■ **EXERCISE**
Below is a listing to write out in full, exactly as given, without its pictures.

■ **PROVIDED MATERIAL**
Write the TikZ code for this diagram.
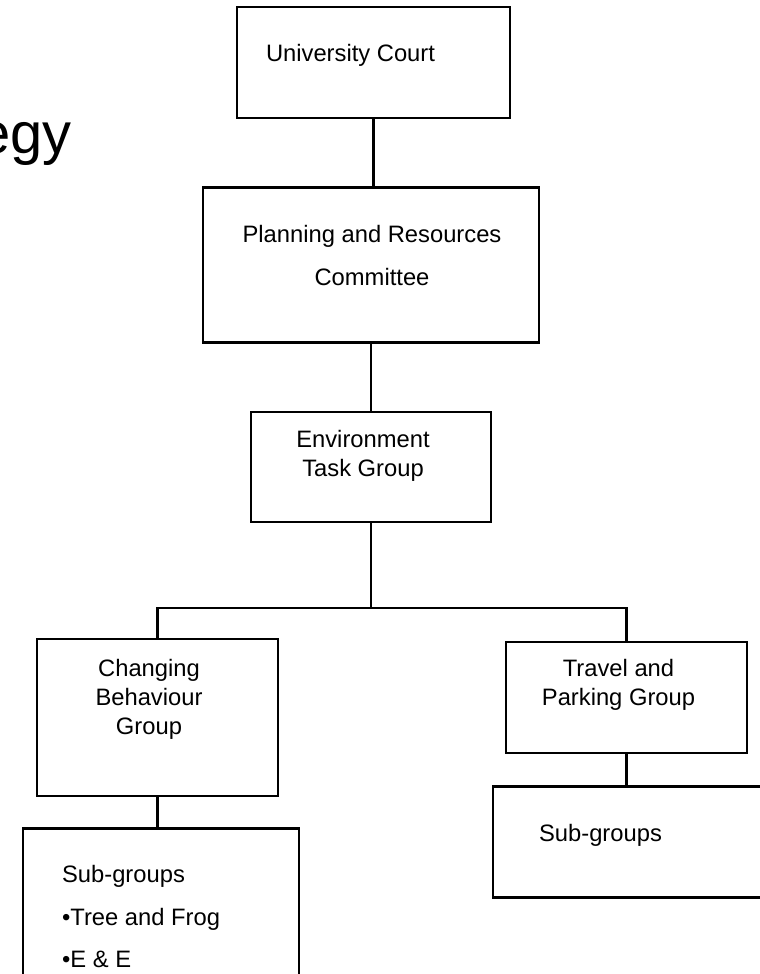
\documentclass[tikz,border=0pt]{standalone}
\usepackage{fontspec}
\setmainfont{Liberation Sans}
\usetikzlibrary{positioning}

\tikzstyle{unit} = [rectangle, draw=black, line width=0.06cm, fill=white]
\tikzstyle{caption} = [inner sep=0pt, align=center, font=\fontsize{16.9}{20.6}\selectfont]
\tikzstyle{link} = [line width=0.055cm]

\begin{document}
\begin{tikzpicture}
			\useasboundingbox [fill=white] (0,0) rectangle (19,-24.35);
			% boxes
			\node (court) [unit, minimum width=6.825cm, minimum height=2.775cm] at (9.3375,-1.5625) {};
			\node (plan) [unit, below=1.675cm of court, xshift=-0.0625cm, minimum width=8.4cm, minimum height=3.875cm] {};
			\node (env) [unit, below=1.675cm of plan, minimum width=6cm, minimum height=2.75cm] {};
			\node (chg) [unit, below=2.875cm of env, xshift=-5.3375cm, minimum width=6.025cm, minimum height=3.925cm] {};
			\node (trv) [unit, below=2.95cm of env, xshift=6.3875cm, minimum width=6.025cm, minimum height=2.775cm] {};
			\node (subL) [unit, below=0.75cm of chg, xshift=0.0875cm, minimum width=6.9cm, minimum height=4.775cm] {};
			\node (subR) [unit, below=0.775cm of trv, xshift=0.3125cm, minimum width=7.3cm, minimum height=2.775cm] {};
			
			% texts
			\node (courtText) [caption] at ([xshift=-0.575cm, yshift=-1.25cm]court.north) {University Court};
			\node (planText) [caption, font=\fontsize{16.9}{30.6}\selectfont] at ([xshift=0.025cm, yshift=-1.7375cm]plan.north) {Planning and Resources\\Committee};
			\node (envText) [caption] at ([xshift=-0.2cm, yshift=-1.1375cm]env.north) {Environment\\Task Group};
			\node (chgText) [caption] at ([xshift=-0.2125cm, yshift=-1.5375cm]chg.north) {Changing\\Behaviour\\Group};
			\node (trvText) [caption] at ([xshift=-0.2cm, yshift=-1.1cm]trv.north) {Travel and\\Parking Group};
			\node (subLText) [caption, align=left, anchor=west, font=\fontsize{16.9}{30.2}\selectfont] at ([xshift=1cm, yshift=-2.2375cm]subL.north west) {Sub-groups\\•Tree and Frog\\•E \& E};
			\node (subRText) [caption, anchor=west] at ([xshift=1.175cm, yshift=-1.2375cm]subR.north west) {Sub-groups};
			\node (title) [anchor=base east, inner sep=0pt, font=\fontsize{41.2}{49}\selectfont] at (1.8,-3.825) {egy};
			
			% connectors
			\coordinate (fork) at ([yshift=0.75cm]chg.north);
			\draw [link] (court) -- (court |- plan.north);
			\draw [link] (plan) -- (plan |- env.north);
			\draw [link] (env) -- (env |- fork);
			\draw [link] (chg.north) -- (fork) -| (trv.north);
			\draw [link] (chg) -- (chg |- subL.north);
			\draw [link] (trv) -- (trv |- subR.north);
			
		\end{tikzpicture}
\end{document}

■ **TASK OUTPUT**
Write the TikZ code for this diagram.
\documentclass[tikz,border=0pt]{standalone}
\usepackage{fontspec}
\setmainfont{Liberation Sans}
\usetikzlibrary{positioning}

\tikzstyle{unit} = [rectangle, draw=black, line width=0.06cm, fill=white]
\tikzstyle{caption} = [inner sep=0pt, align=center, font=\fontsize{16.9}{20.6}\selectfont]
\tikzstyle{link} = [line width=0.055cm]

\begin{document}
\begin{tikzpicture}
			\useasboundingbox [fill=white] (0,0) rectangle (19,-24.35);
			% boxes
			\node (court) [unit, minimum width=6.825cm, minimum height=2.775cm] at (9.3375,-1.5625) {};
			\node (plan) [unit, below=1.675cm of court, xshift=-0.0625cm, minimum width=8.4cm, minimum height=3.875cm] {};
			\node (env) [unit, below=1.675cm of plan, minimum width=6cm, minimum height=2.75cm] {};
			\node (chg) [unit, below=2.875cm of env, xshift=-5.3375cm, minimum width=6.025cm, minimum height=3.925cm] {};
			\node (trv) [unit, below=2.95cm of env, xshift=6.3875cm, minimum width=6.025cm, minimum height=2.775cm] {};
			\node (subL) [unit, below=0.75cm of chg, xshift=0.0875cm, minimum width=6.9cm, minimum height=4.775cm] {};
			\node (subR) [unit, below=0.775cm of trv, xshift=0.3125cm, minimum width=7.3cm, minimum height=2.775cm] {};
			
			% texts
			\node (courtText) [caption] at ([xshift=-0.575cm, yshift=-1.25cm]court.north) {University Court};
			\node (planText) [caption, font=\fontsize{16.9}{30.6}\selectfont] at ([xshift=0.025cm, yshift=-1.7375cm]plan.north) {Planning and Resources\\Committee};
			\node (envText) [caption] at ([xshift=-0.2cm, yshift=-1.1375cm]env.north) {Environment\\Task Group};
			\node (chgText) [caption] at ([xshift=-0.2125cm, yshift=-1.5375cm]chg.north) {Changing\\Behaviour\\Group};
			\node (trvText) [caption] at ([xshift=-0.2cm, yshift=-1.1cm]trv.north) {Travel and\\Parking Group};
			\node (subLText) [caption, align=left, anchor=west, font=\fontsize{16.9}{30.2}\selectfont] at ([xshift=1cm, yshift=-2.2375cm]subL.north west) {Sub-groups\\•Tree and Frog\\•E \& E};
			\node (subRText) [caption, anchor=west] at ([xshift=1.175cm, yshift=-1.2375cm]subR.north west) {Sub-groups};
			\node (title) [anchor=base east, inner sep=0pt, font=\fontsize{41.2}{49}\selectfont] at (1.8,-3.825) {egy};
			
			% connectors
			\coordinate (fork) at ([yshift=0.75cm]chg.north);
			\draw [link] (court) -- (court |- plan.north);
			\draw [link] (plan) -- (plan |- env.north);
			\draw [link] (env) -- (env |- fork);
			\draw [link] (chg.north) -- (fork) -| (trv.north);
			\draw [link] (chg) -- (chg |- subL.north);
			\draw [link] (trv) -- (trv |- subR.north);
			
		\end{tikzpicture}
\end{document}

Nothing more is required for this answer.